* BRIEF *
Reproduce nothing but the lines from the start of the material through the line that includes "import * as d3 from 'd3';", both ends included, and omit every picture.

* THE DATA *
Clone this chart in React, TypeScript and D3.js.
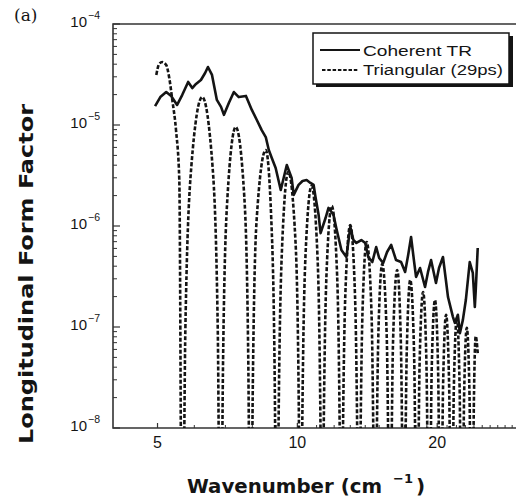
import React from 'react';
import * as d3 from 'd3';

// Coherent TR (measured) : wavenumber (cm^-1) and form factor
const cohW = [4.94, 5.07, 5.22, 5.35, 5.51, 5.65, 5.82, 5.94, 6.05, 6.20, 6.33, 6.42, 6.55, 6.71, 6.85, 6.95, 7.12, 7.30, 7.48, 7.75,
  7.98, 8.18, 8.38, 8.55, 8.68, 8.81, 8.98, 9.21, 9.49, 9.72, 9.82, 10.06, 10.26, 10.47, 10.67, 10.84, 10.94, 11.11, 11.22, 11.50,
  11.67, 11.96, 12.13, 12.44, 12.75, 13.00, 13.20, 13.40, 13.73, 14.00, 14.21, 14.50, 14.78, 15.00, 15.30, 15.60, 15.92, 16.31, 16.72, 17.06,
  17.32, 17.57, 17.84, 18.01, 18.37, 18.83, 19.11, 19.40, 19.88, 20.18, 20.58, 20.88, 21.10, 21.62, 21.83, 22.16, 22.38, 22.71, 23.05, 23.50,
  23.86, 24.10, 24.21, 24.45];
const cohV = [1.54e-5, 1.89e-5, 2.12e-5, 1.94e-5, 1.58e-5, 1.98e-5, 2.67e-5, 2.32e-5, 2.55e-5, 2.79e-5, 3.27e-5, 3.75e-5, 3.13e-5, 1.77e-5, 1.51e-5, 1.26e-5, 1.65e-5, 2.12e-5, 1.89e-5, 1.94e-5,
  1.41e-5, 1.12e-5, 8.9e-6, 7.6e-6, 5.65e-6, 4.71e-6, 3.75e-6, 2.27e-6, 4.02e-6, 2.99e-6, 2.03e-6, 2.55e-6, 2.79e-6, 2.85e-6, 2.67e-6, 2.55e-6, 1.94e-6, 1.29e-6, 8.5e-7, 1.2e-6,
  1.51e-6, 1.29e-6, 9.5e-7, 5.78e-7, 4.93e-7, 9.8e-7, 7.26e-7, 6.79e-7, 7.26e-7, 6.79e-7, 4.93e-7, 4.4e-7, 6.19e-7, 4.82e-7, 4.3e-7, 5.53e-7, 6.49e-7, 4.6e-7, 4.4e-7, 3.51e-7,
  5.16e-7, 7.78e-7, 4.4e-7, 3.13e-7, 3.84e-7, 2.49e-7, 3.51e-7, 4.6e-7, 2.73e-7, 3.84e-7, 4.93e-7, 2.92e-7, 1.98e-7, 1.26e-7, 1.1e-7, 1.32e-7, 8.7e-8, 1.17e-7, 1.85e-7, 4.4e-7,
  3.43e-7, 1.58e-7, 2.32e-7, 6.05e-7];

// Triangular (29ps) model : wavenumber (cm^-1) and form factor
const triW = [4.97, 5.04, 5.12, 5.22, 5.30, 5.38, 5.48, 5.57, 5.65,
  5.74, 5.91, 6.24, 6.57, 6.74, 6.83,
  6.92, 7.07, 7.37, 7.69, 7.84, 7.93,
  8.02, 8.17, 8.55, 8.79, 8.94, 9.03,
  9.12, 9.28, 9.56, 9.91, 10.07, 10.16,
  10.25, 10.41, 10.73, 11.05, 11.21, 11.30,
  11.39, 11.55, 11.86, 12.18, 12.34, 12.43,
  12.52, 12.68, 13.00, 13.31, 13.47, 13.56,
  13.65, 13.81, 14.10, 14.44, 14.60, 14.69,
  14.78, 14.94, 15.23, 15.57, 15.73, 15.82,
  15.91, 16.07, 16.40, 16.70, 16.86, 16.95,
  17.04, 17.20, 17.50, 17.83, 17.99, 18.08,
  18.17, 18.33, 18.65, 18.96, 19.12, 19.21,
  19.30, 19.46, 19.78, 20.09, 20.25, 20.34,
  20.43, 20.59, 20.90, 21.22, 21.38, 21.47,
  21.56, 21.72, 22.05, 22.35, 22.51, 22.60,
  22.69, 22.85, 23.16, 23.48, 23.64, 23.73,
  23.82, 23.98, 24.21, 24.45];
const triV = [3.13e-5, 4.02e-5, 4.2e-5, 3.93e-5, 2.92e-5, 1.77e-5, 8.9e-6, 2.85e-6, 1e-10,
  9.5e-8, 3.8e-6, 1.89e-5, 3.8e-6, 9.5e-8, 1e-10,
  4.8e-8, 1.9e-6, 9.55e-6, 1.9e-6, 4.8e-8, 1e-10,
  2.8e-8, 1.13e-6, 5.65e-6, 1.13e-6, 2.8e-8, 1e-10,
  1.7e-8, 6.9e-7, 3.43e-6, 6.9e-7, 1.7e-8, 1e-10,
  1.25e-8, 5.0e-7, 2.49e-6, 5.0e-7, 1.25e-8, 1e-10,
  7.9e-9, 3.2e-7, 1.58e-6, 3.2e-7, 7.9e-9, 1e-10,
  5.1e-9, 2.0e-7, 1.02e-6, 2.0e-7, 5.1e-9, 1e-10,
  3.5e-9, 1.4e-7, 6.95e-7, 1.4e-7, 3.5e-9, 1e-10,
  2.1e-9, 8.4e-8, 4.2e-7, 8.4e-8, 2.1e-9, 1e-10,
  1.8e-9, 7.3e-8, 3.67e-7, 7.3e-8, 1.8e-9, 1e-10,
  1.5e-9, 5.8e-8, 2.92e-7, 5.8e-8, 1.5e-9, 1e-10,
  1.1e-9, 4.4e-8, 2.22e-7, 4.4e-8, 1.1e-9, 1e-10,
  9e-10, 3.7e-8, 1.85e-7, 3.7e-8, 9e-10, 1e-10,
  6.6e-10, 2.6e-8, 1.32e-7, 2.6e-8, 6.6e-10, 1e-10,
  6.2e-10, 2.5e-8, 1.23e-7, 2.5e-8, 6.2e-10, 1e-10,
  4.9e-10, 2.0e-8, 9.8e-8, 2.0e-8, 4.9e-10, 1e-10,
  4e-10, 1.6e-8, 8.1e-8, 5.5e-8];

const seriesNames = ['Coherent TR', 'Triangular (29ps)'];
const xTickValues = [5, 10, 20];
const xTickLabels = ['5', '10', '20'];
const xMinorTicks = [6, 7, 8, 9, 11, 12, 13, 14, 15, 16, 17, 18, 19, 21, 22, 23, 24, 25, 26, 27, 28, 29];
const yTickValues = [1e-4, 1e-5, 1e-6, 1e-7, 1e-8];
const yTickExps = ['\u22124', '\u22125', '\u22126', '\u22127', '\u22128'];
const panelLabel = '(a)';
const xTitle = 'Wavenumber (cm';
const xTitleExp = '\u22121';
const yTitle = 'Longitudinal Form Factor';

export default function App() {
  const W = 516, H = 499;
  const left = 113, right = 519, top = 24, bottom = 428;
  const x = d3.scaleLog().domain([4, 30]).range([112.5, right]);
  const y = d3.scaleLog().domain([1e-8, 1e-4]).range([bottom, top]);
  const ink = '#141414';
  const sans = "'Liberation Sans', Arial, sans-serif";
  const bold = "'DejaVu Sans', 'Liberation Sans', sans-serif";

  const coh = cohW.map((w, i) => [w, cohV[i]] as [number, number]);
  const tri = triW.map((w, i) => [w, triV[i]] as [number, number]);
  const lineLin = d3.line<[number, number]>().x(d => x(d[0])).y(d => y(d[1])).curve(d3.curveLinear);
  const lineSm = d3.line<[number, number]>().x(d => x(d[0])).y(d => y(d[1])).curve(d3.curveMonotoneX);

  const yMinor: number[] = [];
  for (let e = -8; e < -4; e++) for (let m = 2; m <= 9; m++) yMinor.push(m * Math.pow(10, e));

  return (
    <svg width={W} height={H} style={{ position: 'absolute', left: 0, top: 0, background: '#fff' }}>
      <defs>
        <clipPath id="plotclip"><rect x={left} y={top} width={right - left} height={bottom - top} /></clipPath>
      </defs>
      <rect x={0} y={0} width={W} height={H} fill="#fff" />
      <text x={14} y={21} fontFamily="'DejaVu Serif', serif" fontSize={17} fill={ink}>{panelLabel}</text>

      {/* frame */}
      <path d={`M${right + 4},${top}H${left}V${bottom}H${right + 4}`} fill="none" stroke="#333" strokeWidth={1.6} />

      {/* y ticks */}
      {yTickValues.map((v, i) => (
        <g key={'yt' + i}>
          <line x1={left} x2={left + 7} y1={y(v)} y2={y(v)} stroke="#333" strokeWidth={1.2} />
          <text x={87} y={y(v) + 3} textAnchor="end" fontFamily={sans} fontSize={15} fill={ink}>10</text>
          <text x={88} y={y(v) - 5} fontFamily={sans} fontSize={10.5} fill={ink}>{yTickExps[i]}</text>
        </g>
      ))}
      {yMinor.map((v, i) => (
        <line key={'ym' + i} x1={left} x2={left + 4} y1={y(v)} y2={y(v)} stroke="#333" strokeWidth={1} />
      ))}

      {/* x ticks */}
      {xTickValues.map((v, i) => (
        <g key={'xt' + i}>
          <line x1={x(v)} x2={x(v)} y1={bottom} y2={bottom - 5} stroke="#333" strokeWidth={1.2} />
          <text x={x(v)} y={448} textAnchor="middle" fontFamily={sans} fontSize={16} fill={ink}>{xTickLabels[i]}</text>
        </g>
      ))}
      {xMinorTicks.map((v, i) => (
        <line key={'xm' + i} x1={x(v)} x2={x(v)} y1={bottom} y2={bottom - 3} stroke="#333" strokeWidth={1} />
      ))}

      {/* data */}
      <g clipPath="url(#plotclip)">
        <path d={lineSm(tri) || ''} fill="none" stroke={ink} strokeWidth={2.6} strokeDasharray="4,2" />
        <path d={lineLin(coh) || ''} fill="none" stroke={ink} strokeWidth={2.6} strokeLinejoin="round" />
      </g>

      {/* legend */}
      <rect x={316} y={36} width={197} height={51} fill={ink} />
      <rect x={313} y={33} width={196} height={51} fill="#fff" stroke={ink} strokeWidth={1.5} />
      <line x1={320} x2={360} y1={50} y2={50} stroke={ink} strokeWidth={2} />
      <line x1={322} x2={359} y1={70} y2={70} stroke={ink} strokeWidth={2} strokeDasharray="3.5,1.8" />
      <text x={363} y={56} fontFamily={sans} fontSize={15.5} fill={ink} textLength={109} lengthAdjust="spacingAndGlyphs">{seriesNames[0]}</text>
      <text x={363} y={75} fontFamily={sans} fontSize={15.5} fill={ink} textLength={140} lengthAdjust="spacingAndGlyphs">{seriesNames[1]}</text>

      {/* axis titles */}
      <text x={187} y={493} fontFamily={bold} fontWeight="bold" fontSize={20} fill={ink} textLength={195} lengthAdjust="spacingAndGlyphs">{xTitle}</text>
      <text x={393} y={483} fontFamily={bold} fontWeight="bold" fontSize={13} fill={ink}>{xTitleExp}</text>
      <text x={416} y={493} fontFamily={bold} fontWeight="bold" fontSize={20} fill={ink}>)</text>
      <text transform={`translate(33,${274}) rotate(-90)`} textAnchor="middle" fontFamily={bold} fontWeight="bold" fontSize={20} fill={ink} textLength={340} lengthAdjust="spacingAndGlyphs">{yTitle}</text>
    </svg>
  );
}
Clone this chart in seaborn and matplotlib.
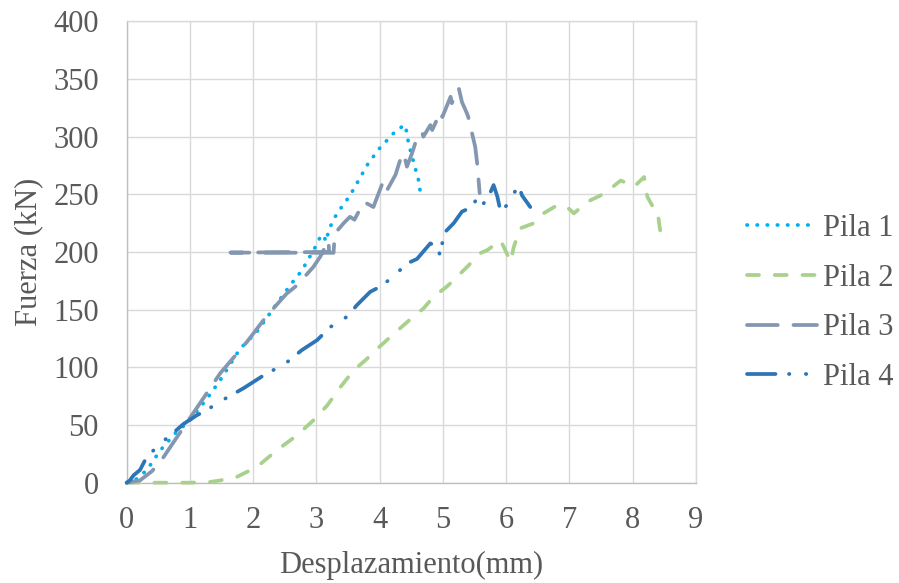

* ANSWER IN FULL *
Clone this chart in React, TypeScript and D3.js.
import React from 'react';
import * as d3 from 'd3';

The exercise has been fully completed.